Pour que chacun puisse croire à un destin commun, il faut une croyance, une utopie. Elle n’est est plus las. Chacun d’entre nous s’interroge chaque jour, sur cette Europe trop forte technocratiquement et si faible démocratiquement. Quel destin pourrait elle nous promettre, quand ses propres dirigeants peinent autant à se mettre d’accord entre eux sur des sujets majeurs. Elle n’a pas su générer de super héros, de champions qui auraient permis de personnaliser l’utopie, enclencher la machine à gagner. En clair, l’Europe est pour eux un monstre peuplé de sourds et d’aveugles, qui ne parlent pas mais « signent » dans une seule langue qu’ils se partagent entre eux.

Un peuple ne peut se projeter en dehors de son environnement proche qu’à la condition d’être confiant en lui même. C’est humain. Faute de projection dans l’Europe et démuni de toute confiance dans son environnement immédiat, il ne peut que craindre ce qui vient de l’extérieur, un monde plus vaste face auquel il ne se trouve aucun pouvoir, et au contraire, toutes les chances d’y perdre le peu qu’il lui reste. Alors il préfère une incertitude connue à une promesse incertaine. Et il en sera de même partout en Europe.

Si l’Angleterre ne sombre pas comme promis, c’est un tsunami proXIT qui se profile dans nos pays. Car chacun aura compris que ceux qui la défendaient comme un rempart contre la fatalité lui mentait.

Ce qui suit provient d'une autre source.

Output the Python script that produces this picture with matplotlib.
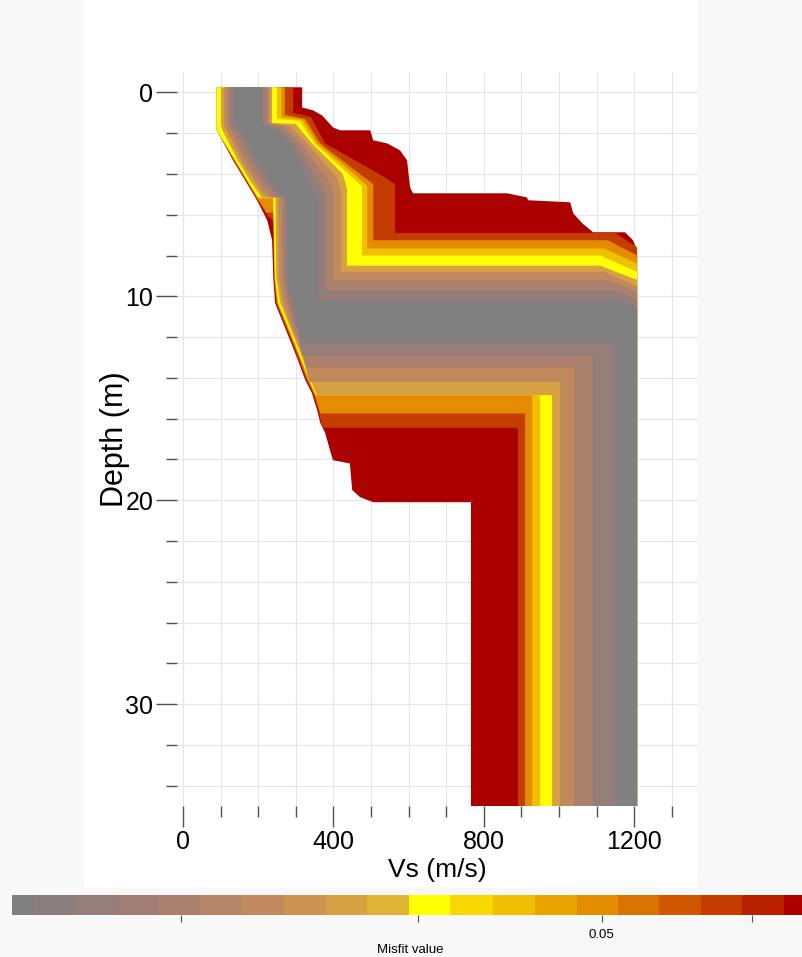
import matplotlib
matplotlib.use("Agg")
import matplotlib.pyplot as plt
import numpy as np
from matplotlib.patches import Rectangle

plt.rcParams['font.family'] = ['Liberation Sans', 'DejaVu Sans']

# misfit palette (grey = best, dark red = worst)
level_colors = ['#808080', '#8a7e7e', '#957d79', '#a07e73', '#ab806c', '#b68466',
                '#c08a5c', '#cc9450', '#d6a043', '#e0b236', '#ffff00', '#f8d800',
                '#f0c000', '#eaa400', '#e48c00', '#da7200', '#d05600', '#c43c00',
                '#b82000', '#aa0000']
# colour-scale cell edges (misfit values, log axis)
misfit_bounds = [0.02445, 0.0251, 0.0264, 0.0278, 0.0292, 0.0307, 0.0323, 0.0340,
                 0.0358, 0.0376, 0.0396, 0.0416, 0.0438, 0.0461, 0.0485, 0.0510,
                 0.0536, 0.0564, 0.0593, 0.0624, 0.0643]
misfit_ticks = [0.03, 0.04, 0.05, 0.06]
misfit_labels = ['', '', '0.05', '']

# envelope of the Vs profiles for each misfit level: (Vs, depth) points,
# left edge top->bottom and right edge top->bottom
left_19 = [(90, -0.25), (90, 1.86), (133, 3.33), (170, 4.46), (197, 5.3), (224, 6.27),
           (237, 7.25), (240, 9.07), (245, 10.34), (277, 11.8), (303, 13.0), (325, 14.1),
           (343, 14.75), (357, 15.6), (365, 16.2), (378, 16.7), (391, 17.55), (399, 18.04),
           (444, 18.2), (450, 19.5), (471, 19.85), (506, 20.1), (766, 20.1), (766, 35)]
right_19 = [(317, -0.25), (317, 0.74), (346, 0.88), (370, 1.13), (399, 1.72), (418, 1.86),
            (498, 1.86), (506, 2.35), (543, 2.5), (577, 2.84), (596, 3.33), (604, 4.66),
            (612, 4.95), (862, 4.95), (915, 5.15), (918, 5.29), (1030, 5.39), (1038, 5.93),
            (1062, 6.42), (1091, 6.86), (1176, 6.86), (1197, 7.25), (1208, 7.75), (1208, 35)]

left_17 = [(90, -0.25), (90, 1.86), (135, 3.33), (172, 4.46), (199, 5.3), (226, 6.1),
           (240, 6.3), (242, 9.07), (248, 10.34), (280, 11.8), (306, 13.0), (328, 14.1),
           (346, 14.75), (360, 15.6), (368, 16.2), (372, 16.45), (891, 16.45), (891, 35)]
right_17 = [(293, -0.25), (293, 1.0), (340, 1.2), (378, 2.5), (540, 4.2), (564, 4.5),
            (564, 6.9), (1150, 6.9), (1208, 7.6), (1208, 35)]

left_14 = [(90, -0.25), (90, 1.86), (137, 3.33), (174, 4.46), (200, 5.25), (222, 5.9),
           (240, 5.9), (243, 9.07), (250, 10.34), (283, 11.8), (309, 13.0), (331, 14.1),
           (349, 14.75), (363, 15.6), (365, 15.75), (910, 15.75), (910, 35)]
right_14 = [(271, -0.25), (271, 1.1), (325, 1.3), (365, 2.5), (470, 4.0), (506, 4.5),
            (506, 7.25), (1130, 7.25), (1208, 8.0), (1208, 35)]

left_12 = [(90, -0.25), (90, 1.86), (138, 3.33), (175, 4.46), (199, 5.2), (240, 5.2),
           (244, 9.07), (252, 10.34), (285, 11.8), (311, 13.0), (334, 14.1), (352, 14.85),
           (929, 14.85), (929, 35)]
right_12 = [(262, -0.25), (262, 1.2), (318, 1.35), (357, 2.5), (455, 4.0), (490, 4.6),
            (490, 7.65), (1120, 7.65), (1208, 8.4), (1208, 35)]

left_10 = [(90, -0.25), (90, 1.86), (139, 3.33), (176, 4.46), (200, 5.15), (240, 5.15),
           (245, 9.07), (254, 10.34), (287, 11.8), (313, 13.0), (336, 14.1), (354, 14.85),
           (950, 14.85), (950, 35)]
right_10 = [(250, -0.25), (250, 1.3), (310, 1.4), (350, 2.5), (440, 4.0), (476, 4.6),
            (476, 8.0), (1110, 8.0), (1208, 8.8), (1208, 35)]

left_8 = [(101, -0.25), (101, 1.6), (106, 1.9), (146, 3.33), (183, 4.46), (210, 5.15),
          (246, 5.15), (248, 9.07), (259, 10.34), (291, 11.8), (317, 13.0), (339, 14.1),
          (356, 14.85), (982, 14.85), (982, 35)]
right_8 = [(237, -0.25), (237, 1.5), (300, 1.55), (343, 2.5), (425, 4.0), (436, 4.7),
           (436, 8.5), (1110, 8.5), (1208, 9.2), (1208, 35)]

left_6 = [(109, -0.25), (109, 1.6), (118, 1.9), (155, 3.33), (193, 4.46), (222, 5.15),
          (253, 5.15), (255, 9.1), (266, 10.34), (294, 11.8), (320, 13.0), (336, 14.2),
          (1003, 14.2), (1003, 35)]
right_6 = [(232, -0.25), (232, 1.5), (285, 1.65), (330, 2.5), (410, 4.2), (420, 4.9),
           (420, 8.8), (1120, 8.8), (1208, 9.5), (1208, 35)]

left_4 = [(117, -0.25), (117, 1.6), (130, 1.95), (165, 3.33), (205, 4.46), (238, 5.15),
          (261, 5.15), (263, 9.2), (276, 10.34), (300, 11.8), (322, 13.0), (328, 13.5),
          (1040, 13.5), (1040, 35)]
right_4 = [(226, -0.25), (226, 1.5), (272, 1.7), (315, 2.5), (390, 4.4), (400, 5.0),
           (400, 9.2), (1130, 9.2), (1208, 9.8), (1208, 35)]

left_2 = [(125, -0.25), (125, 1.6), (145, 2.0), (180, 3.33), (220, 4.46), (250, 5.1),
          (269, 5.1), (271, 9.3), (283, 10.34), (306, 11.8), (318, 12.9), (1090, 12.9),
          (1090, 35)]
right_2 = [(218, -0.25), (218, 1.5), (262, 1.8), (300, 2.5), (370, 4.6), (380, 5.1),
           (380, 9.7), (1150, 9.7), (1208, 10.2), (1208, 35)]

left_0 = [(136, -0.25), (136, 1.6), (160, 2.0), (195, 3.33), (235, 4.46), (262, 5.1),
          (277, 5.1), (279, 9.4), (292, 10.34), (310, 11.8), (314, 12.3), (1150, 12.3),
          (1150, 35)]
right_0 = [(210, -0.25), (210, 1.5), (250, 1.9), (285, 2.5), (350, 4.8), (362, 5.2),
           (362, 10.2), (1160, 10.2), (1208, 10.6), (1208, 35)]

envelopes = [(19, left_19, right_19), (17, left_17, right_17), (14, left_14, right_14),
             (12, left_12, right_12), (10, left_10, right_10), (8, left_8, right_8),
             (6, left_6, right_6), (4, left_4, right_4), (2, left_2, right_2),
             (0, left_0, right_0)]

fig = plt.figure(figsize=(8.02, 9.57), dpi=100, facecolor='#f8f8f8')
fig.patches.append(Rectangle((84 / 802, 1 - 888 / 957), (698 - 84) / 802, 888 / 957,
                             transform=fig.transFigure, facecolor='white',
                             edgecolor='none', zorder=-10))

ax = fig.add_axes([177 / 802, 1 - 806 / 957, 521 / 802, 734 / 957])
ax.set_facecolor('white')

# worst models first, best (grey) on top
for lvl, left, right in envelopes:
    pts = np.array(left + right[::-1])
    ax.fill(pts[:, 0], pts[:, 1], color=level_colors[lvl], lw=0, zorder=2)

ax.set_xlim(-16, 1370)
ax.set_ylim(35, -1)
ax.set_xticks([0, 400, 800, 1200])
ax.set_xticks(np.arange(100, 1400, 100), minor=True)
ax.set_yticks([0, 10, 20, 30])
ax.set_yticks(np.arange(2, 36, 2), minor=True)
ax.grid(True, which='both', color='#e6e6e6', lw=0.8, zorder=0)
ax.set_axisbelow(True)
for s in ax.spines.values():
    s.set_visible(False)
ax.tick_params(which='major', direction='out', length=15, width=1, color='#505050',
               labelsize=18, pad=2)
ax.tick_params(which='minor', direction='out', length=8, width=1, color='#505050')
ax.set_xlabel('Vs (m/s)', fontsize=19, labelpad=3)
ax.set_ylabel('Depth (m)', fontsize=22, labelpad=-3)

# misfit colour scale
cax = fig.add_axes([12 / 802, 42 / 957, 797 / 802, 20 / 957])
for i, c in enumerate(level_colors):
    cax.axvspan(misfit_bounds[i], misfit_bounds[i + 1], color=c, lw=0)
cax.set_xscale('log')
cax.set_xlim(misfit_bounds[0], misfit_bounds[-1])
cax.set_yticks([])
cax.xaxis.set_minor_locator(matplotlib.ticker.NullLocator())
cax.set_xticks(misfit_ticks)
cax.set_xticklabels(misfit_labels)
for s in cax.spines.values():
    s.set_visible(False)
cax.tick_params(axis='x', direction='out', length=5, width=0.8, color='#505050',
                labelsize=9.5, pad=5)
cax.set_xlabel('Misfit value', fontsize=9.5, labelpad=2)

fig.savefig('out.png', dpi=100, facecolor=fig.get_facecolor())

Et si l’Europe, lui vole, en trichant, sur son vote, elle le paiera plus cher encore et très vite.

Partout les forces se recomposent, de nouveaux partis, inconnus, prennent le pouvoir, localement et nationalement. La défiance gouverne et les vendeurs de rêve prospèrent. Rester aveugle quand on voit les nuages s’accumuler et annoncer le cyclone serait une erreur fatale. Nous verrons si les politiques, quitteront leur drap d’arrogance, et règleront leur sonotone. De ce retour à la réalité et à l’écoute des peuples, dépendra la force des constructions du passé. Rafraîchies pour affronter l’avenir, au profit du plus grand nombre. Ou en cendres, pour l’éternité.

Dans un environnement aussi instable, demander la confiance, l’investissement et l’emploi, aux entrepreneurs et aux acteurs de l’économie est une plaisanterie. Et elle ne fait rire personne.